One of the most useful skills, he says, was learning Canadians’ sense of humour.
“Marketing and how business is done and people relate might be very different here than in your own country, particularly humour,” he says. “In Malaysia, sarcasm is not really a thing.”
Theo co-founded HeyOrca!, a social media consulting company, with a friend from Memorial University in 2015. The two were very deliberate about the company, researching what businesses needed but couldn’t find. They discovered that many small companies were struggling with how to manage their social media. That pain prompted the pair to create a company that helps marketing agencies and small businesses develop small business social media campaigns.
Teo said his goal in starting HeyOrca! was to learn how to start a business. He got lucky along the way. Most recent graduates who start a business in Newfoundland weren’t eligible to become permanent residents until recently. Theo was only able to do so because his business had an independent board that could hire him as an employee, which satisfied immigration rules that he not be self-employed.

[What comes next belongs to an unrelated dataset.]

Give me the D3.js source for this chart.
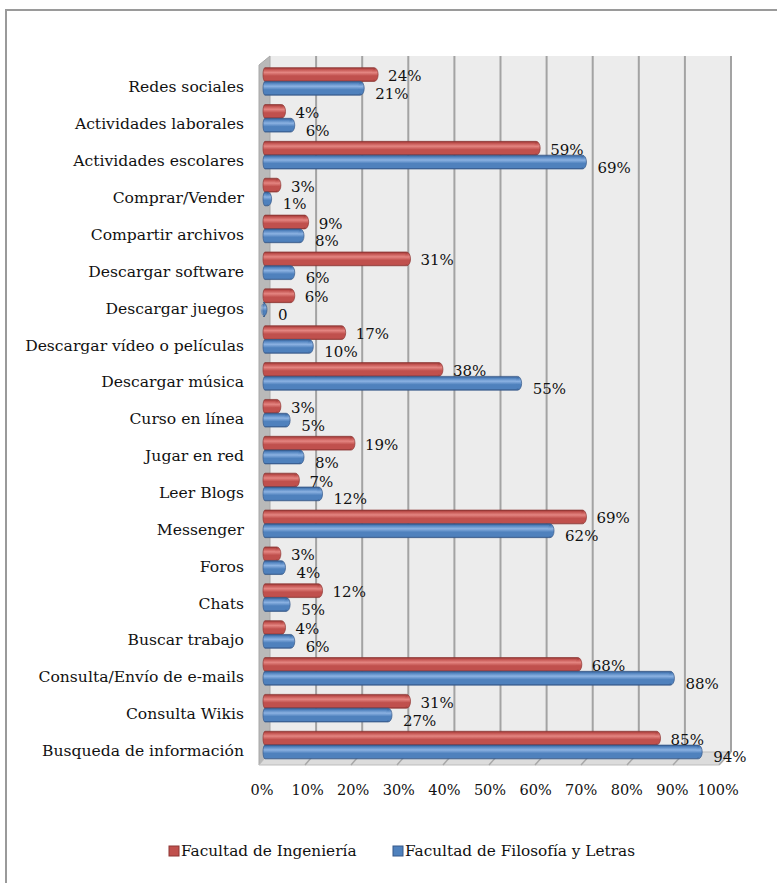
<!DOCTYPE html>
<html>
<head>
<meta charset="utf-8">
<script src="https://cdn.jsdelivr.net/npm/d3@7"></script>
<style>
  html, body { margin: 0; padding: 0; background: #fff; }
  svg { display: block; }
  text { font-family: "DejaVu Serif", "Liberation Serif", serif; fill: #111; }
</style>
</head>
<body>
<script>
// Internet uses by faculty (percent of students)
const categories = [
  "Redes sociales", "Actividades laborales", "Actividades escolares", "Comprar/Vender",
  "Compartir archivos", "Descargar software", "Descargar juegos", "Descargar vídeo o películas",
  "Descargar música", "Curso en línea", "Jugar en red", "Leer Blogs", "Messenger", "Foros",
  "Chats", "Buscar trabajo", "Consulta/Envío de e-mails", "Consulta Wikis", "Busqueda de información"
];
const ingenieria = [24, 4, 59, 3, 9, 31, 6, 17, 38, 3, 19, 7, 69, 3, 12, 4, 68, 31, 85];
const filosofia  = [21, 6, 69, 1, 8, 6, 0, 10, 55, 5, 8, 12, 62, 4, 5, 6, 88, 27, 94];
const filosofiaLabels = ["21%", "6%", "69%", "1%", "8%", "6%", "0", "10%", "55%", "5%", "8%", "12%", "62%", "4%", "5%", "6%", "88%", "27%", "94%"];
const tickValues = [0, 10, 20, 30, 40, 50, 60, 70, 80, 90, 100];
const seriesNames = ["Facultad de Ingeniería", "Facultad de Filosofía y Letras"];

const W = 777, H = 883;
const svg = d3.select("body").append("svg").attr("width", W).attr("height", H);

// outer chart frame (open on the right and bottom)
svg.append("path")
  .attr("d", `M6,${H} V10 H${W}`)
  .attr("fill", "none").attr("stroke", "#9a9a9a").attr("stroke-width", 2);

// 3D box geometry: back wall, floor front edge, and bar plane
const wallTop = 56, floorBack = 752, floorFront = 765;
const xBack = d3.scaleLinear().domain([0, 100]).range([270, 731]);
const xFront = d3.scaleLinear().domain([0, 100]).range([259, 719]);
const xBar = d3.scaleLinear().domain([0, 100]).range([263, 726]);
const y = d3.scaleBand().domain(categories).range([63, 763.5]);

const defs = svg.append("defs");
function cylGrad(id, dark, mid, light) {
  const g = defs.append("linearGradient").attr("id", id)
    .attr("x1", 0).attr("y1", 0).attr("x2", 0).attr("y2", 1);
  [[0, dark], [0.12, mid], [0.35, light], [0.6, mid], [0.9, mid], [1, dark]]
    .forEach(([o, c]) => g.append("stop").attr("offset", o).attr("stop-color", c));
}
cylGrad("gRed", "#8e3634", "#c0504d", "#e48581");
cylGrad("gBlue", "#36598a", "#4f81bd", "#8cb2e2");

// back wall
svg.append("rect")
  .attr("x", xBack(0)).attr("y", wallTop)
  .attr("width", xBack(100) - xBack(0)).attr("height", floorBack - wallTop)
  .attr("fill", "#ececec");

// left side wall
svg.append("path")
  .attr("d", `M${xBack(0)},${wallTop} L${xFront(0)},${wallTop + 9} L${xFront(0)},${floorFront} L${xBack(0)},${floorBack} Z`)
  .attr("fill", "#b9b9b9").attr("stroke", "#a8a8a8").attr("stroke-width", 1);

// floor
svg.append("path")
  .attr("d", `M${xBack(0)},${floorBack} L${xBack(100)},${floorBack} L${xFront(100)},${floorFront} L${xFront(0)},${floorFront} Z`)
  .attr("fill", "#dcdcdc").attr("stroke", "#bdbdbd").attr("stroke-width", 1);

// gridlines on back wall and floor
const grid = svg.append("g");
grid.selectAll("line.wall").data(tickValues.slice(1)).join("line")
  .attr("class", "wall")
  .attr("x1", d => xBack(d)).attr("x2", d => xBack(d))
  .attr("y1", wallTop).attr("y2", floorBack)
  .attr("stroke", "#a3a3a3").attr("stroke-width", 2);
grid.selectAll("line.floor").data(tickValues.slice(1)).join("line")
  .attr("class", "floor")
  .attr("x1", d => xBack(d)).attr("x2", d => xFront(d))
  .attr("y1", floorBack).attr("y2", floorFront)
  .attr("stroke", "#a8a8a8").attr("stroke-width", 1.5);

// bars
const barH = 13.8, capR = 4;
function drawBars(vals, grad, stroke, offset) {
  const g = svg.append("g");
  const row = g.selectAll("g").data(vals).join("g");
  row.append("path")
    .attr("d", (d, i) => {
      const y0 = y(categories[i]) + y.bandwidth() / 2 + offset;
      const x0 = xBar(0), x1 = xBar(d);
      return `M${x0 + 2},${y0} H${x1} A${capR},${barH / 2} 0 0 1 ${x1},${y0 + barH} H${x0 + 2} A2,${barH / 2} 0 0 1 ${x0 + 2},${y0} Z`;
    })
    .attr("fill", `url(#${grad})`).attr("stroke", stroke).attr("stroke-width", 0.7);
  row.append("ellipse")
    .attr("cx", (d) => xBar(d))
    .attr("cy", (d, i) => y(categories[i]) + y.bandwidth() / 2 + offset + barH / 2)
    .attr("rx", capR * 0.55).attr("ry", barH / 2 - 1)
    .attr("fill", `url(#${grad})`).attr("opacity", 0.6);
}
drawBars(ingenieria, "gRed", "#8e3634", -barH);
drawBars(filosofia, "gBlue", "#36598a", 0);

// value labels
const fsVal = 15, fsCat = 15.6, fsLeg = 15.3;
svg.append("g").selectAll("text").data(ingenieria).join("text")
  .attr("x", d => xBar(d) + 14)
  .attr("y", (d, i) => y(categories[i]) + y.bandwidth() / 2 - barH / 2 + 1.5)
  .attr("dominant-baseline", "central").attr("font-size", fsVal)
  .text(d => d + "%");
svg.append("g").selectAll("text").data(filosofia).join("text")
  .attr("x", d => xBar(d) + 15)
  .attr("y", (d, i) => y(categories[i]) + y.bandwidth() / 2 + barH / 2 + 5.5)
  .attr("dominant-baseline", "central").attr("font-size", fsVal)
  .text((d, i) => filosofiaLabels[i]);

// category labels
svg.append("g").selectAll("text").data(categories).join("text")
  .attr("x", 244)
  .attr("y", d => y(d) + y.bandwidth() / 2 + 6)
  .attr("text-anchor", "end").attr("dominant-baseline", "central").attr("font-size", fsCat)
  .text(d => d);

// value axis labels
svg.append("g").selectAll("text").data(tickValues).join("text")
  .attr("x", d => xFront(d) + 3 - d * 0.04)
  .attr("y", 790)
  .attr("text-anchor", "middle").attr("dominant-baseline", "central").attr("font-size", 14.5)
  .text(d => d + "%");

// legend
const legend = svg.append("g");
const legendX = [169, 393];
const legendColors = [["#c0504d", "#8e3634"], ["#4f81bd", "#36598a"]];
seriesNames.forEach((name, i) => {
  legend.append("rect")
    .attr("x", legendX[i]).attr("y", 846).attr("width", 10).attr("height", 10)
    .attr("fill", legendColors[i][0]).attr("stroke", legendColors[i][1]).attr("stroke-width", 1);
  legend.append("text")
    .attr("x", legendX[i] + 12).attr("y", 851)
    .attr("dominant-baseline", "central").attr("font-size", fsLeg)
    .text(name);
});
</script>
</body>
</html>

Last year the provincial government launched a new immigration program that offers a path to permanent residency for entrepreneurs like Theo.
“We just wanted to start a business, but we knew if it didn’t work out, we could always get a job.”
Teo had already spent five years in Newfoundland as a student when he launched HeyOrca! but he still found the finer points of Canadian business culture a challenge.
His advice for international students who want to start a business is to immerse themselves early in all things Canadian:
‘Make an effort to integrate yourself as quickly as possible. It will help you down the road. You need to expose yourself to Canadian culture as early as possible and get beyond your international student friend group. Business is all about relationships.’